The Bromley House Library is holding a series of events to commemorate the war. Michael Noble takes a look at what’s on.
The Bromley House Library has served the people of Nottingham for almost two hundred years and is, at the start of the twenty-first century, one of the few remaining subscription libraries in the country. Its appeal lies partly in its collection of around 40,000 books and also in its pleasant atmosphere, described as ‘tranquil and unstuffy’ atmosphere. Founded in 1816, the library has been situated since 1822 in Bromley House, a Georgian townhouse that is now Grade II* listed.
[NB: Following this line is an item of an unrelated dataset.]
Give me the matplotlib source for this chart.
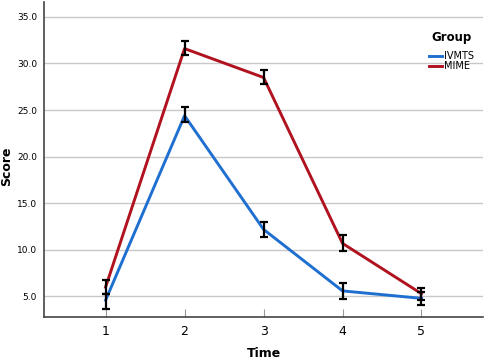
import numpy as np
import matplotlib.pyplot as plt

# Mean scores per time point with 95% CI bounds
time = [1, 2, 3, 4, 5]
groups = ['IVMTS', 'MIME']
ivmts_mean = [4.6, 24.4, 12.2, 5.6, 4.8]
ivmts_low = [3.65, 23.7, 11.4, 4.75, 4.1]
ivmts_high = [5.3, 25.3, 13.0, 6.4, 5.5]
mime_mean = [6.0, 31.6, 28.5, 10.7, 5.3]
mime_low = [5.3, 30.9, 27.8, 9.9, 4.6]
mime_high = [6.8, 32.4, 29.3, 11.6, 5.9]
colors = ['#1F6FD1', '#B0121F']

fig = plt.figure(figsize=(4.86, 3.61), dpi=100)
ax = fig.add_axes([0.0905, 0.1219, 0.9035, 0.8726])

series = [(ivmts_mean, ivmts_low, ivmts_high), (mime_mean, mime_low, mime_high)]
for name, col, (m, lo, hi) in zip(groups, colors, series):
    m = np.array(m)
    err = [m - np.array(lo), np.array(hi) - m]
    ax.plot(time, m, color=col, lw=2.1, label=name, zorder=3)
    ax.errorbar(time, m, yerr=err, fmt='none', ecolor='black', elinewidth=1.6,
                capsize=3.2, capthick=1.6, zorder=4)

ax.set_xlim(0.22, 5.78)
ax.set_ylim(2.8, 36.6)
ax.set_xticks(time)
ax.set_yticks([5, 10, 15, 20, 25, 30, 35])
ax.set_yticklabels(['%.1f' % v for v in [5, 10, 15, 20, 25, 30, 35]], fontsize=6.5)
ax.tick_params(axis='x', direction='in', length=6, color='#999999', labelsize=9, pad=6)
ax.tick_params(axis='y', length=0, pad=5)
ax.grid(axis='y', color='#C8C8C8', lw=1.0)
ax.set_axisbelow(True)
for s in ['top', 'right']:
    ax.spines[s].set_visible(False)
for s in ['left', 'bottom']:
    ax.spines[s].set_color('#444444')
    ax.spines[s].set_linewidth(1.2)

ax.set_xlabel('Time', fontsize=9, fontweight='bold', labelpad=6)
ax.set_ylabel('Score', fontsize=9, fontweight='bold')
ax.yaxis.set_label_coords(-0.07, 0.48)

leg = ax.legend(title='Group', loc='upper right', bbox_to_anchor=(1.0, 0.935),
                frameon=False, fontsize=7, handlelength=1.3, handletextpad=0.25,
                labelspacing=0.0)
leg.get_title().set_fontweight('bold')
leg.get_title().set_fontsize(8.5)
leg._legend_box.sep = 5

fig.savefig('out.png', dpi=100)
Access to the library is usually limited to paying subscribers but it is opening its doors this autumn and inviting the public to pay a visit to see a specially-commission exhibition of First World War artefacts and to hear a range of guest speakers.
The exhibition, which has been generously supported by the Lady Hind Trust, has been mounted as part of Nottingham’s Trent to Trenches programme. It consists of items that have been kindly loaned by the library’s members in an effort to tell the ‘stories’ behind their families’ experience of the Great War.This creates a natural focus on the war as it was experienced by Nottingham people. This personal element is made all the more poignant by the setting of cherished objects alongside beautiful photographic images of their owners, some of whom gave their lives in the conflict. A modern interpretation of the war is provided by local artist Janet Wilmot, whose works have been displayed to accompany the historical material.
The exhibition is displayed in the Bromley House Gallery and in the main reading rooms, and is open to the public every Wednesday from 10.30am – 4pm In addition, the library has a diverse programme of subjects and speakers for Saturday lectures (£5.00 pp) and Wednesday lunchtime talks. The talks on Wednesdays are free but tickets need to be reserved in advance.